Dragon’s Dogma 2 delivered some of the most exhilarating combat systems of the year, with physics-driven encounters that made every fight feel unpredictable. Climbing monsters, exploiting weak points, and managing stamina created a uniquely tactile action RPG experience. Pawn AI improvements added tactical nuance, making party composition and behavior tuning more meaningful than ever.

Its ambition, however, came with rough edges. Performance issues and uneven quest structure occasionally disrupted immersion, and its opaque systems weren’t always welcoming to newcomers. Despite that, Dragon’s Dogma 2 stood out as a rare AAA game willing to embrace friction and player-driven discovery over hand-holding.
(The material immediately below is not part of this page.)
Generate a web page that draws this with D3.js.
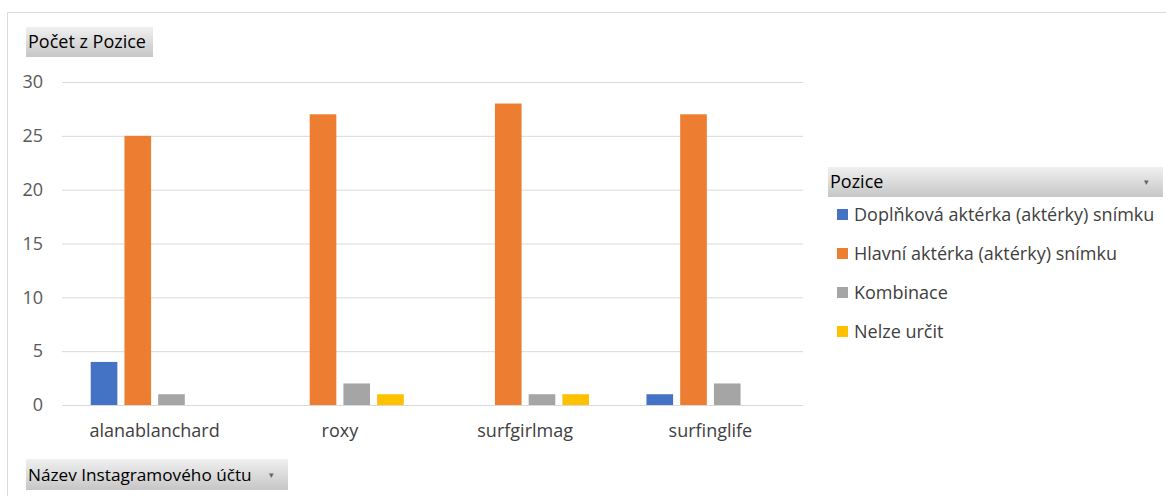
<!DOCTYPE html>
<html>
<head>
<meta charset="utf-8">
<script src="https://cdn.jsdelivr.net/npm/d3@7"></script>
<style>
  body { margin: 0; background: #fff; }
  svg, svg text { font-family: "Open Sans", "Noto Sans", sans-serif; }
</style>
</head>
<body>
<div class="chart"></div>
<script>
const WIDTH = 1166;
const HEIGHT = 496;
const PLOT = {LEFT: 62, RIGHT: 803, TOP: 82, BOTTOM: 405};
const FONT = '"Open Sans", "Noto Sans", sans-serif';

const categories = ['alanablanchard', 'roxy', 'surfgirlmag', 'surfinglife'];
const seriesNames = ['Doplňková aktérka (aktérky) snímku', 'Hlavní aktérka (aktérky) snímku', 'Kombinace', 'Nelze určit'];
const doplnkova = [4, 0, 0, 1];
const hlavni = [25, 27, 28, 27];
const kombinace = [1, 2, 1, 2];
const nelze = [0, 1, 1, 0];
const yTicks = [0, 5, 10, 15, 20, 25, 30];
const colors = ['#4472C4', '#ED7D31', '#A5A5A5', '#FFC000'];

const seriesValues = [doplnkova, hlavni, kombinace, nelze];

var svg = d3.select('.chart').append('svg')
    .attr('width', WIDTH)
    .attr('height', HEIGHT);

// gradient for the pivot buttons
var defs = svg.append('defs');
var grad = defs.append('linearGradient')
    .attr('id', 'btn').attr('x1', 0).attr('y1', 0).attr('x2', 0).attr('y2', 1);
grad.append('stop').attr('offset', '0%').attr('stop-color', '#f0f0f0');
grad.append('stop').attr('offset', '100%').attr('stop-color', '#c6c6c6');

// outer frame (top and left edges)
svg.append('path')
    .attr('d', 'M7.5,' + HEIGHT + ' V12.5 H' + WIDTH)
    .attr('fill', 'none')
    .attr('stroke', '#d9d9d9')
    .attr('stroke-width', 1);

var x0 = d3.scaleBand()
    .domain(categories)
    .range([PLOT.LEFT, PLOT.RIGHT])
    .paddingInner(0.31)
    .paddingOuter(0.155);

var x1 = d3.scaleBand()
    .domain(d3.range(seriesNames.length))
    .range([0, x0.bandwidth()])
    .paddingInner(0.21);

var y = d3.scaleLinear()
    .domain([0, 30])
    .range([PLOT.BOTTOM, PLOT.TOP]);

// gridlines + y labels
var yAxisG = svg.append('g')
    .attr('transform', 'translate(' + PLOT.LEFT + ',0)')
    .call(d3.axisLeft(y)
        .tickValues(yTicks)
        .tickSizeInner(-(PLOT.RIGHT - PLOT.LEFT))
        .tickSizeOuter(0)
        .tickPadding(19));
yAxisG.attr('font-family', FONT).attr('font-size', 18);
yAxisG.select('.domain').remove();
yAxisG.selectAll('line').attr('stroke', '#d9d9d9');
yAxisG.selectAll('text').attr('fill', '#595959');

// bars
var groups = svg.append('g').selectAll('g')
    .data(categories)
    .join('g')
    .attr('transform', d => 'translate(' + x0(d) + ',0)');

groups.selectAll('rect')
    .data((d, i) => seriesValues.map((vals, s) => ({s: s, v: vals[i]})))
    .join('rect')
    .attr('x', d => x1(d.s))
    .attr('y', d => y(d.v))
    .attr('width', x1.bandwidth())
    .attr('height', d => y(0) - y(d.v))
    .attr('fill', d => colors[d.s]);

// category labels
var xAxisG = svg.append('g')
    .attr('transform', 'translate(0,' + PLOT.BOTTOM + ')')
    .call(d3.axisBottom(x0).tickSize(0).tickPadding(19));
xAxisG.attr('font-family', FONT).attr('font-size', 18);
xAxisG.select('.domain').remove();
xAxisG.selectAll('text').attr('fill', '#404040');

// pivot field buttons
function button(x, yy, w, h, label, arrow, size) {
    var g = svg.append('g');
    g.append('rect')
        .attr('x', x).attr('y', yy).attr('width', w).attr('height', h)
        .attr('fill', 'url(#btn)');
    g.append('text')
        .attr('x', x + 2).attr('y', yy + h / 2 + 6)
        .attr('fill', '#000')
        .style('font-size', size + 'px')
        .text(label);
    if (arrow) {
        g.append('text')
            .attr('x', x + w - 19).attr('y', yy + h / 2 + 3)
            .attr('fill', '#666')
            .style('font-size', '9px')
            .text('▾');
    }
}
button(26, 27, 127, 30, 'Počet z Pozice', false, 18);
button(26, 459, 262, 31, 'Název Instagramového účtu', true, 17.2);
button(828, 167, 335, 30, 'Pozice', true, 18);

// legend
var legend = svg.append('g').selectAll('g')
    .data(seriesNames)
    .join('g')
    .attr('transform', (d, i) => 'translate(837,' + (215 + i * 39) + ')');
legend.append('rect')
    .attr('x', 0).attr('y', -6)
    .attr('width', 11).attr('height', 11)
    .attr('fill', (d, i) => colors[i]);
legend.append('text')
    .attr('x', 17).attr('y', 6)
    .attr('fill', '#404040')
    .style('font-size', '18px')
    .text(d => d);
</script>
</body>
</html>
Prince of Persia: The Lost Crown

The Lost Crown was a reminder that precision platformers still have room to innovate. Its combat emphasized tight hitboxes, generous I-frames, and rewarding parry windows, while movement abilities layered seamlessly into both traversal and combat puzzles. Exploration was constantly reinforced by smart Metroidvania-style progression that respected player curiosity.

What elevated it beyond genre nostalgia was its clarity of design. Every mechanic served a purpose, every upgrade meaningfully expanded options, and difficulty felt earned rather than punishing. While it didn’t spark mainstream dominance, it earned near-universal praise from players who value tight systems and mechanical purity.

Stellar Blade

Stellar Blade surprised many with combat depth that went far beyond surface-level spectacle. Its emphasis on timing-based counters, resource management, and enemy pattern recognition rewarded mastery in a way that felt closer to character action hybrids than pure hack-and-slash. Boss encounters demanded patience, learning hit patterns, and exploiting openings rather than brute force DPS.

Narratively, it leaned into familiar sci-fi themes without fully subverting them, which held it back from top-tier storytelling recognition. Still, as a debut from Shift Up on the AAA stage, Stellar Blade established a strong identity and signaled serious long-term potential for the studio.

B-Tier: Excellent Games Held Back by Niche Appeal, Scope, or Execution

These are the games that flirted with top-tier status but landed just shy of true breakout dominance. Not because they lacked quality, but because something about their design, scale, or focus narrowed their audience. For the right player, though, each of these was absolutely worth the time investment.

Like a Dragon: Infinite Wealth

Infinite Wealth doubled down on the series’ turn-based RPG pivot, delivering deeper party synergy, expanded job systems, and a genuinely playful combat loop built around positioning and environmental interactions. Combat encounters rewarded smart aggro manipulation and status effect layering more than raw DPS, making even routine fights feel tactical rather than rote.

Where it stumbled was pacing. The sheer density of side content, while impressive, often undercut narrative momentum, and the game’s length became a barrier rather than a strength for newcomers. For series fans, it was another confident evolution, but its commitment to excess made it harder to recommend universally.

Helldivers 2

Helldivers 2 thrived on chaos, cooperation, and constant friendly-fire tension. Its moment-to-moment gameplay leaned heavily on emergent storytelling, where missed stratagems, poorly timed reloads, and accidental team wipes became the experience rather than failures. Few games in 2024 captured the comedy of multiplayer panic so effectively.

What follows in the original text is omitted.